H17:30 Anna Karla De Almeida Milani (EPFL Lausanne, TU Delft)
Title to be 
announced

H18:50 Break

H18:00 Giorgio Bigatti (Uni Bocconi, Fondazione ISEC)
Milan, Metamorphosis of a Former Industrial City

H18:20 Rune Frandsen (ETH Zurich)
Secondary Infrastructures: Workers and the Landscapes of Postwar Dam Construction

H18:40 Discussion

H18:50 Break

H19:00 Roundtable & Discussion

Jacopo Zani is a doctoral candidate at the Institute of Landscape and Urban Studies (LUS) at ETH Zurich. Jacopo holds an MSc in Architecture from TU Delft and a BSc from Politecnico di Milano. He has worked as an architect in Belgium and Italy. In Rome, he is developing part of his doctoral research, which focuses on the relationship between movement and urban spaces in (post-)extractive territories, with a particular focus on Italian migration to mining settlements in post-war Belgium.

Anna Karla De Almeida Milani received a 5 years B.Arch degree in 2015 (Universidade Estadual do Maranhão, Brazil), a triple M.Sc. degree in Historical Sciences with honours in 2018 (University Paris I Panthéon-Sorbonne, University of Padova and University of Évora), and a PhD in Architecture and Sciences of the City at Laboratory of Urbanism (2019-2024, Marie Curie PhD Fellowship) under the direction of Prof Paola Viganò. Her Doctoral Thesis on the biopolitical history of an Italian company town received the EPFL Thesis Distinction as the best thesis in Architecture (2024). Since 2025, Dr. Milani has been a Lecturer and Postdoctoral Researcher at the Heritage, Anthropology and Technologies (HAT) research group with Prof. Florence Graezer Bideau, as well serving as Postdoctoral Researcher at the Laboratory of Urbanism with Prof. Paola Viganò.
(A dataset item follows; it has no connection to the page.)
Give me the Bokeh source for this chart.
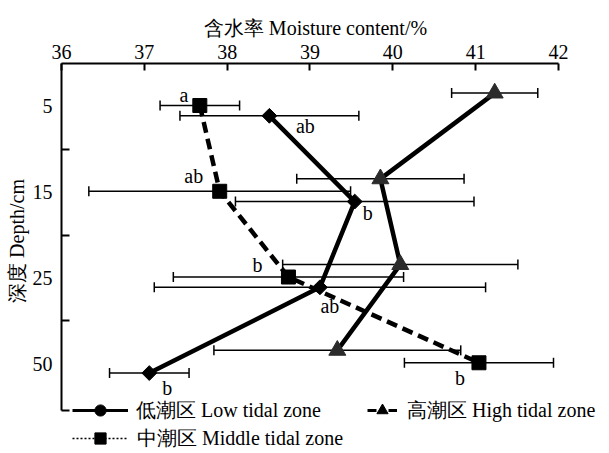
import numpy as np
from bokeh.plotting import figure
from bokeh.models import (ColumnDataSource, Whisker, TeeHead, Range1d, FixedTicker,
                          Legend, LegendItem)
from bokeh.core.properties import value
from bokeh.embed import file_html
from bokeh.resources import INLINE

# ---------------- data ----------------
depth_labels = ["5", "15", "25", "50"]
depth_pos = [1, 2, 3, 4]

low_mean = [38.51, 39.54, 39.12, 37.06]
low_err = [1.08, 1.44, 2.00, 0.48]
mid_mean = [37.67, 37.91, 38.74, 41.04]
mid_err = [0.48, 1.58, 1.39, 0.90]
high_mean = [41.23, 39.85, 40.09, 39.33]
high_err = [0.52, 1.01, 1.42, 1.49]

low_letters = ["ab", "b", "ab", "b"]
mid_letters = ["a", "ab", "b", "b"]

x_title = "含水率 Moisture content/%"
y_title = "深度 Depth/cm"
series_names = ["低潮区 Low tidal zone", "高潮区 High tidal zone", "中潮区 Middle tidal zone"]

# ---------------- style ----------------
FONT = "Liberation Serif"
FS = "20px"
NB = "\u00a0"
off_low, off_mid, off_high = 0.11, -0.01, -0.155
low_dx = [36, 13, 10, 18]
low_dy = [10, 11, 19, 15]
mid_dx = [-16, -26, -31, -19]
mid_dy = [-11, -15, -12, 15]


def make_src(mean, err, off):
    y = [d + off for d in depth_pos]
    return ColumnDataSource(dict(x=mean, y=y,
                                 lower=[m - e for m, e in zip(mean, err)],
                                 upper=[m + e for m, e in zip(mean, err)]))


# frame reaches the bottom/right of the canvas so the legend (drawn inside) is not clipped
p = figure(width=609, height=453, output_backend="svg", toolbar_location=None,
           x_range=Range1d(36, 42.616), y_range=Range1d(5.048, 0.5),
           x_axis_location="above",
           min_border_left=61, min_border_right=0, min_border_top=63, min_border_bottom=0)
p.outline_line_color = None
p.grid.visible = False

# x axis (top)
xa = p.xaxis[0]
xa.bounds = (36, 42)
xa.ticker = FixedTicker(ticks=[36, 37, 38, 39, 40, 41, 42])
xa.axis_label = x_title + NB * 8
xa.axis_line_width = 2
xa.axis_line_color = "black"
xa.major_tick_line_width = 2
xa.major_tick_line_color = "black"
xa.major_tick_in = 7
xa.major_tick_out = 0
xa.minor_tick_line_color = None
xa.major_label_text_font = FONT
xa.major_label_text_font_size = FS
xa.major_label_text_color = "black"
xa.major_label_standoff = 5
xa.axis_label_text_font = FONT
xa.axis_label_text_font_size = FS
xa.axis_label_text_color = "black"
xa.axis_label_text_font_style = "normal"
xa.axis_label_standoff = 3

# y axis (left)
ya = p.yaxis[0]
ya.bounds = (0.5, 4.55)
ya.ticker = FixedTicker(ticks=depth_pos, minor_ticks=[1.5, 2.5, 3.5, 4.55])
ya.major_label_overrides = {pos: lab for pos, lab in zip(depth_pos, depth_labels)}
ya.axis_label = NB * 7 + y_title
ya.axis_line_width = 2
ya.axis_line_color = "black"
ya.major_tick_in = 0
ya.major_tick_out = 0
ya.minor_tick_in = 8
ya.minor_tick_out = 0
ya.minor_tick_line_width = 2
ya.minor_tick_line_color = "black"
ya.major_label_text_font = FONT
ya.major_label_text_font_size = FS
ya.major_label_text_color = "black"
ya.major_label_standoff = 9
ya.axis_label_text_font = FONT
ya.axis_label_text_font_size = FS
ya.axis_label_text_color = "black"
ya.axis_label_text_font_style = "normal"
ya.axis_label_standoff = 2

src_low = make_src(low_mean, low_err, off_low)
src_mid = make_src(mid_mean, mid_err, off_mid)
src_high = make_src(high_mean, high_err, off_high)

for s in (src_high, src_mid, src_low):
    w = Whisker(source=s, base="y", lower="lower", upper="upper", dimension="width",
                line_width=1.5, line_color="black", level="underlay",
                upper_head=TeeHead(size=10, line_width=1.5, line_color="black"),
                lower_head=TeeHead(size=10, line_width=1.5, line_color="black"))
    p.add_layout(w)

p.line("x", "y", source=src_high, line_width=4.5, line_color="black")
p.line("x", "y", source=src_low, line_width=4.5, line_color="black")
p.line("x", "y", source=src_mid, line_width=4.5, line_color="black", line_dash="11 6")

p.scatter("x", "y", source=src_high, marker="triangle", size=17,
          fill_color="#2b2b2b", line_color="#2b2b2b")
p.scatter("x", "y", source=src_low, marker="square", size=10.5, angle=np.pi / 4,
          fill_color="black", line_color="black")
p.scatter("x", "y", source=src_mid, marker="square", size=14,
          fill_color="black", line_color="black")

# significance letters
lab_low = ColumnDataSource(dict(x=low_mean, y=[d + off_low for d in depth_pos],
                                t=low_letters, dx=low_dx, dy=low_dy))
lab_mid = ColumnDataSource(dict(x=mid_mean, y=[d + off_mid for d in depth_pos],
                                t=mid_letters, dx=mid_dx, dy=mid_dy))
for s in (lab_low, lab_mid):
    p.text("x", "y", text="t", source=s, x_offset="dx", y_offset="dy",
           text_font=value(FONT), text_font_size=FS, text_align="center",
           text_baseline="middle", text_color="black")

# legend-only renderers (a single NaN point: nothing drawn in the plot)
nan = dict(x=[np.nan], y=[np.nan])
l_low = p.line(x="x", y="y", source=ColumnDataSource(nan), line_width=3, line_color="black")
m_low = p.scatter(x="x", y="y", source=ColumnDataSource(nan), marker="circle",
                  fill_color="black", line_color="black")
l_high = p.line(x="x", y="y", source=ColumnDataSource(nan), line_width=3,
                line_color="black", line_dash="9 12")
m_high = p.scatter(x="x", y="y", source=ColumnDataSource(nan), marker="triangle",
                   fill_color="black", line_color="black")
l_mid = p.line(x="x", y="y", source=ColumnDataSource(nan), line_width=1.5,
               line_color="black", line_dash="2 2")
m_mid = p.scatter(x="x", y="y", source=ColumnDataSource(nan), marker="square",
                  fill_color="black", line_color="black")


def mk_legend(name, rends, gw, standoff, loc):
    lg = Legend(items=[LegendItem(label=name, renderers=rends, index=0)], location=loc,
                glyph_width=gw, glyph_height=28, label_standoff=standoff,
                padding=0, margin=0, spacing=0,
                background_fill_alpha=0, border_line_alpha=0,
                label_text_font=FONT, label_text_font_size=FS, label_text_color="black",
                label_height=20)
    p.add_layout(lg)


mk_legend(series_names[0], [l_low, m_low], 56, 8, (11, 29))
mk_legend(series_names[1], [l_high, m_high], 30, 10, (306, 29))
mk_legend(series_names[2], [l_mid, m_mid], 56, 9, (11, 1))

open("out.html", "w").write(file_html(p, INLINE))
Giorgio Bigatti is scientific director of Fondazione ISEC and professor of economic history at Bocconi University in Milan, is interested in the history of the territory, industry, and labor. For the national edition of Carlo Cattaneo’s works, he edited the two-volume edition of Notizie storiche e civili su la Lombardia (Historical and Civil News on Lombardy) (2014). His latest publications include Milano. Matrici e metamorfosi di una capitale industriale (Milan: Origins and Metamorphoses of an Industrial Capital) (2024) and the edited volumes Giunte rosse. Genova, Milano, Torino 1975-1990 (Red Councils: Genoa, Milan, Turin 1975-1990) (2023) and Lavoro, sicurezza e salute nell’Italia delle fabbriche (Work, Safety, and Health in Factory Italy) (2024).

Rune Frandsen (*1989) is a postdoctoral researcher at the Chair of Construction Heritage and Preservation at ETH Zurich, where his work focuses on the material, social, and administrative dimensions of large-scale construction, with particular attention to Alpine infrastructure. Trained as an architect at EPFL Lausanne (2015), he worked in architectural practices in Geneva between 2016 and 2019, alongside completing a Master of Advanced Studies in Architectural Theory and History at the GTA, ETH Zurich. He joined ETH Zurich in 2020 as a doctoral researcher in the SNSF-funded project Industrialization in the Alps, completing his PhD in 2023. He is currently involved in the project Architectural Heritage Year 2025: A Future for Whose Past?. He also writes for architecture magazines such as Tracé and TEC21, where he examines the impact of administrative and regulatory frameworks on contemporary architecture.